** Start **

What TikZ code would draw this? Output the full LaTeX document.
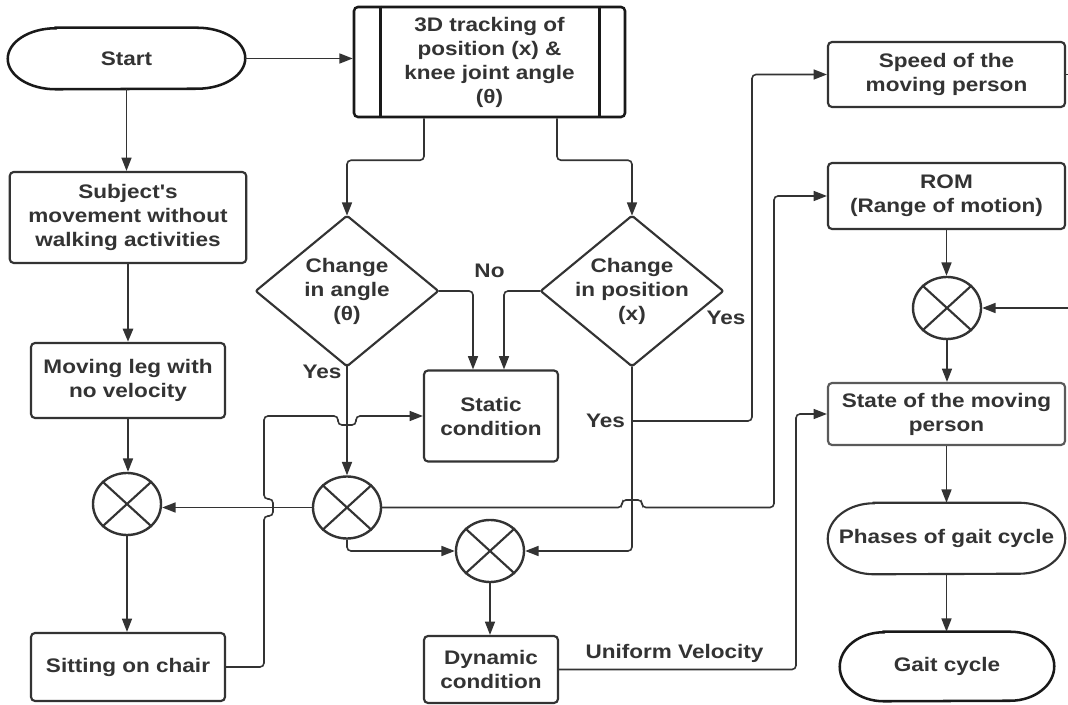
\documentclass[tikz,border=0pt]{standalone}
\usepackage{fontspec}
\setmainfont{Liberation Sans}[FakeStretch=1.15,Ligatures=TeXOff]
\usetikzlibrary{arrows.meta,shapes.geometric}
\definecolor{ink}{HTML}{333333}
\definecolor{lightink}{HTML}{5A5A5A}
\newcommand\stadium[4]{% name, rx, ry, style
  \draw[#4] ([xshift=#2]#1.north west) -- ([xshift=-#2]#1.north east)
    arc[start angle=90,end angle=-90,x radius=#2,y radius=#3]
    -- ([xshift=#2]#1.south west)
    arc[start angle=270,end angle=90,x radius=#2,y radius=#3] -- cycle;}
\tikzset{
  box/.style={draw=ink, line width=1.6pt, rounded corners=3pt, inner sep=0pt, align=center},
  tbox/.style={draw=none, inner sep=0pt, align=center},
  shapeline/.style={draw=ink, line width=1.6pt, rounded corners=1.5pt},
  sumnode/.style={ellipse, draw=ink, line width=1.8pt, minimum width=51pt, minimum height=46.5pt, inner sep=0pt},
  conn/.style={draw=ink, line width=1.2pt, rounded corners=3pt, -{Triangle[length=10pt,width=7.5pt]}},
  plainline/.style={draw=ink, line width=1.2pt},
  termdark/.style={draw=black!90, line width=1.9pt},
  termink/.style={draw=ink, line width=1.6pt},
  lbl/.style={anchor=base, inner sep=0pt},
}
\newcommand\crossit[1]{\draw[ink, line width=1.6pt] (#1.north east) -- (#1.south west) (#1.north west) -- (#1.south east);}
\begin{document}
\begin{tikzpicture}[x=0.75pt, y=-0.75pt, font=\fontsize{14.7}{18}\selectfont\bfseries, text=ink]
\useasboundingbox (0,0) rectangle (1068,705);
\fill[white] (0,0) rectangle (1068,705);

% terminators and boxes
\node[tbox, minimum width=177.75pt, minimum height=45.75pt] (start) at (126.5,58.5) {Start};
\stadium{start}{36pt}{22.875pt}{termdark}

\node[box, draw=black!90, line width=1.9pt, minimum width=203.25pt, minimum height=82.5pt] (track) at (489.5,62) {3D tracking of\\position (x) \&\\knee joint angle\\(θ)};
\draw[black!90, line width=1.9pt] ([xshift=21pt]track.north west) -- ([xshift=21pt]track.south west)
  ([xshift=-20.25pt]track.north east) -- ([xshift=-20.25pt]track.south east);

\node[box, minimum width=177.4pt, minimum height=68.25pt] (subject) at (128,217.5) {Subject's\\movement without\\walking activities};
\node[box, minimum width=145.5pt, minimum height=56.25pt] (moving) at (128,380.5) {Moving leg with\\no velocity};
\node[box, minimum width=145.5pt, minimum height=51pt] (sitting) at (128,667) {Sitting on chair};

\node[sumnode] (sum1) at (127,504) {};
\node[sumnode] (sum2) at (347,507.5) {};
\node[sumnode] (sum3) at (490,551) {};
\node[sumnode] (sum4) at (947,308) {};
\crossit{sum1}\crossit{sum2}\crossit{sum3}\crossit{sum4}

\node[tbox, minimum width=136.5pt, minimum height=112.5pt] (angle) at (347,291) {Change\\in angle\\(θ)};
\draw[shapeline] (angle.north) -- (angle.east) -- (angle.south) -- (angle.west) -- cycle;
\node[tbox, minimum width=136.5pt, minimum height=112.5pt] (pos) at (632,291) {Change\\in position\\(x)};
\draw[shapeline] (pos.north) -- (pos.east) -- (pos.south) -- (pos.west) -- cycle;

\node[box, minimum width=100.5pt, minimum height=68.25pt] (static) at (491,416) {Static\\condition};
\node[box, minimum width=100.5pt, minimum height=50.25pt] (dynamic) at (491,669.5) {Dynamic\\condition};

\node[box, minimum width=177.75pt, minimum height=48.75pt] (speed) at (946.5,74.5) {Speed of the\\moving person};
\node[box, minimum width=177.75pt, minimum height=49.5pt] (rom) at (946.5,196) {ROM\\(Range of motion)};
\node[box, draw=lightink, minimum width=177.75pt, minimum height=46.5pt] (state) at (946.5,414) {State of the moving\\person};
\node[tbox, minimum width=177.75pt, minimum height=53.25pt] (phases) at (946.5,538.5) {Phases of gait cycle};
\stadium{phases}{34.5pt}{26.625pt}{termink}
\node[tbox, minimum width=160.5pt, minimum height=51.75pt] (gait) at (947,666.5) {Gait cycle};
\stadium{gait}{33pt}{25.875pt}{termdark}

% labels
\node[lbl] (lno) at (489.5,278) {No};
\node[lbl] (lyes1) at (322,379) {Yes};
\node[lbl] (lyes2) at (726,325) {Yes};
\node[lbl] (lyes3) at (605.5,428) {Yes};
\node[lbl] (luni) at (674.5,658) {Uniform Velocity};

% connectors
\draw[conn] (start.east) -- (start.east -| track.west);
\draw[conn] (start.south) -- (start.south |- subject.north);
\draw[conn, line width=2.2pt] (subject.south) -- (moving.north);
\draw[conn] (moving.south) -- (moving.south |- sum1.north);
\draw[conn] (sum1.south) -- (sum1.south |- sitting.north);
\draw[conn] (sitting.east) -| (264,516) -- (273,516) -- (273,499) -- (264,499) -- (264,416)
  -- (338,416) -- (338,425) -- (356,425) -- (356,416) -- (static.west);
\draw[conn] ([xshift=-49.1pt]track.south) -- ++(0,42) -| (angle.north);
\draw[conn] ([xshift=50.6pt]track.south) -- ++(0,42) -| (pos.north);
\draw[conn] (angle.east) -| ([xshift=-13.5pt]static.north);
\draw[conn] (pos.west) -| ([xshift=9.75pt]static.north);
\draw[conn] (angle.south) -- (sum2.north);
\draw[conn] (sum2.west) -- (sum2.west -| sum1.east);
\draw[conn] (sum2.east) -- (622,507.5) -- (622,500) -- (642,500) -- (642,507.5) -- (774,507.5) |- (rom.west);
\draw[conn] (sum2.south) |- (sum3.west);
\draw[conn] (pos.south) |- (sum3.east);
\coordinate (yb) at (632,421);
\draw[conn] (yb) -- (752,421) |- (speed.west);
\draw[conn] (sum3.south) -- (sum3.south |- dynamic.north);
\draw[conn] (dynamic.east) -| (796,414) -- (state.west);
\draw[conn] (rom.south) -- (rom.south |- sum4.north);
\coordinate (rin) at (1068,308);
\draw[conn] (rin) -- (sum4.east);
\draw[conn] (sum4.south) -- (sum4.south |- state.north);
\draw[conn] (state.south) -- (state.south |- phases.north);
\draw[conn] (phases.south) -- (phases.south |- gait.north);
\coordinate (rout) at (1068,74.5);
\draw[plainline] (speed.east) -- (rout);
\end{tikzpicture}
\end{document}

** End **

Work instructions |
Reproduce the data verbatim. Do not carry any picture into the copy.

Output of the exercise |
What TikZ code would draw this? Output the full LaTeX document.
\documentclass[tikz,border=0pt]{standalone}
\usepackage{fontspec}
\setmainfont{Liberation Sans}[FakeStretch=1.15,Ligatures=TeXOff]
\usetikzlibrary{arrows.meta,shapes.geometric}
\definecolor{ink}{HTML}{333333}
\definecolor{lightink}{HTML}{5A5A5A}
\newcommand\stadium[4]{% name, rx, ry, style
  \draw[#4] ([xshift=#2]#1.north west) -- ([xshift=-#2]#1.north east)
    arc[start angle=90,end angle=-90,x radius=#2,y radius=#3]
    -- ([xshift=#2]#1.south west)
    arc[start angle=270,end angle=90,x radius=#2,y radius=#3] -- cycle;}
\tikzset{
  box/.style={draw=ink, line width=1.6pt, rounded corners=3pt, inner sep=0pt, align=center},
  tbox/.style={draw=none, inner sep=0pt, align=center},
  shapeline/.style={draw=ink, line width=1.6pt, rounded corners=1.5pt},
  sumnode/.style={ellipse, draw=ink, line width=1.8pt, minimum width=51pt, minimum height=46.5pt, inner sep=0pt},
  conn/.style={draw=ink, line width=1.2pt, rounded corners=3pt, -{Triangle[length=10pt,width=7.5pt]}},
  plainline/.style={draw=ink, line width=1.2pt},
  termdark/.style={draw=black!90, line width=1.9pt},
  termink/.style={draw=ink, line width=1.6pt},
  lbl/.style={anchor=base, inner sep=0pt},
}
\newcommand\crossit[1]{\draw[ink, line width=1.6pt] (#1.north east) -- (#1.south west) (#1.north west) -- (#1.south east);}
\begin{document}
\begin{tikzpicture}[x=0.75pt, y=-0.75pt, font=\fontsize{14.7}{18}\selectfont\bfseries, text=ink]
\useasboundingbox (0,0) rectangle (1068,705);
\fill[white] (0,0) rectangle (1068,705);

% terminators and boxes
\node[tbox, minimum width=177.75pt, minimum height=45.75pt] (start) at (126.5,58.5) {Start};
\stadium{start}{36pt}{22.875pt}{termdark}

\node[box, draw=black!90, line width=1.9pt, minimum width=203.25pt, minimum height=82.5pt] (track) at (489.5,62) {3D tracking of\\position (x) \&\\knee joint angle\\(θ)};
\draw[black!90, line width=1.9pt] ([xshift=21pt]track.north west) -- ([xshift=21pt]track.south west)
  ([xshift=-20.25pt]track.north east) -- ([xshift=-20.25pt]track.south east);

\node[box, minimum width=177.4pt, minimum height=68.25pt] (subject) at (128,217.5) {Subject's\\movement without\\walking activities};
\node[box, minimum width=145.5pt, minimum height=56.25pt] (moving) at (128,380.5) {Moving leg with\\no velocity};
\node[box, minimum width=145.5pt, minimum height=51pt] (sitting) at (128,667) {Sitting on chair};

\node[sumnode] (sum1) at (127,504) {};
\node[sumnode] (sum2) at (347,507.5) {};
\node[sumnode] (sum3) at (490,551) {};
\node[sumnode] (sum4) at (947,308) {};
\crossit{sum1}\crossit{sum2}\crossit{sum3}\crossit{sum4}

\node[tbox, minimum width=136.5pt, minimum height=112.5pt] (angle) at (347,291) {Change\\in angle\\(θ)};
\draw[shapeline] (angle.north) -- (angle.east) -- (angle.south) -- (angle.west) -- cycle;
\node[tbox, minimum width=136.5pt, minimum height=112.5pt] (pos) at (632,291) {Change\\in position\\(x)};
\draw[shapeline] (pos.north) -- (pos.east) -- (pos.south) -- (pos.west) -- cycle;

\node[box, minimum width=100.5pt, minimum height=68.25pt] (static) at (491,416) {Static\\condition};
\node[box, minimum width=100.5pt, minimum height=50.25pt] (dynamic) at (491,669.5) {Dynamic\\condition};

\node[box, minimum width=177.75pt, minimum height=48.75pt] (speed) at (946.5,74.5) {Speed of the\\moving person};
\node[box, minimum width=177.75pt, minimum height=49.5pt] (rom) at (946.5,196) {ROM\\(Range of motion)};
\node[box, draw=lightink, minimum width=177.75pt, minimum height=46.5pt] (state) at (946.5,414) {State of the moving\\person};
\node[tbox, minimum width=177.75pt, minimum height=53.25pt] (phases) at (946.5,538.5) {Phases of gait cycle};
\stadium{phases}{34.5pt}{26.625pt}{termink}
\node[tbox, minimum width=160.5pt, minimum height=51.75pt] (gait) at (947,666.5) {Gait cycle};
\stadium{gait}{33pt}{25.875pt}{termdark}

% labels
\node[lbl] (lno) at (489.5,278) {No};
\node[lbl] (lyes1) at (322,379) {Yes};
\node[lbl] (lyes2) at (726,325) {Yes};
\node[lbl] (lyes3) at (605.5,428) {Yes};
\node[lbl] (luni) at (674.5,658) {Uniform Velocity};

% connectors
\draw[conn] (start.east) -- (start.east -| track.west);
\draw[conn] (start.south) -- (start.south |- subject.north);
\draw[conn, line width=2.2pt] (subject.south) -- (moving.north);
\draw[conn] (moving.south) -- (moving.south |- sum1.north);
\draw[conn] (sum1.south) -- (sum1.south |- sitting.north);
\draw[conn] (sitting.east) -| (264,516) -- (273,516) -- (273,499) -- (264,499) -- (264,416)
  -- (338,416) -- (338,425) -- (356,425) -- (356,416) -- (static.west);
\draw[conn] ([xshift=-49.1pt]track.south) -- ++(0,42) -| (angle.north);
\draw[conn] ([xshift=50.6pt]track.south) -- ++(0,42) -| (pos.north);
\draw[conn] (angle.east) -| ([xshift=-13.5pt]static.north);
\draw[conn] (pos.west) -| ([xshift=9.75pt]static.north);
\draw[conn] (angle.south) -- (sum2.north);
\draw[conn] (sum2.west) -- (sum2.west -| sum1.east);
\draw[conn] (sum2.east) -- (622,507.5) -- (622,500) -- (642,500) -- (642,507.5) -- (774,507.5) |- (rom.west);
\draw[conn] (sum2.south) |- (sum3.west);
\draw[conn] (pos.south) |- (sum3.east);
\coordinate (yb) at (632,421);
\draw[conn] (yb) -- (752,421) |- (speed.west);
\draw[conn] (sum3.south) -- (sum3.south |- dynamic.north);
\draw[conn] (dynamic.east) -| (796,414) -- (state.west);
\draw[conn] (rom.south) -- (rom.south |- sum4.north);
\coordinate (rin) at (1068,308);
\draw[conn] (rin) -- (sum4.east);
\draw[conn] (sum4.south) -- (sum4.south |- state.north);
\draw[conn] (state.south) -- (state.south |- phases.north);
\draw[conn] (phases.south) -- (phases.south |- gait.north);
\coordinate (rout) at (1068,74.5);
\draw[plainline] (speed.east) -- (rout);
\end{tikzpicture}
\end{document}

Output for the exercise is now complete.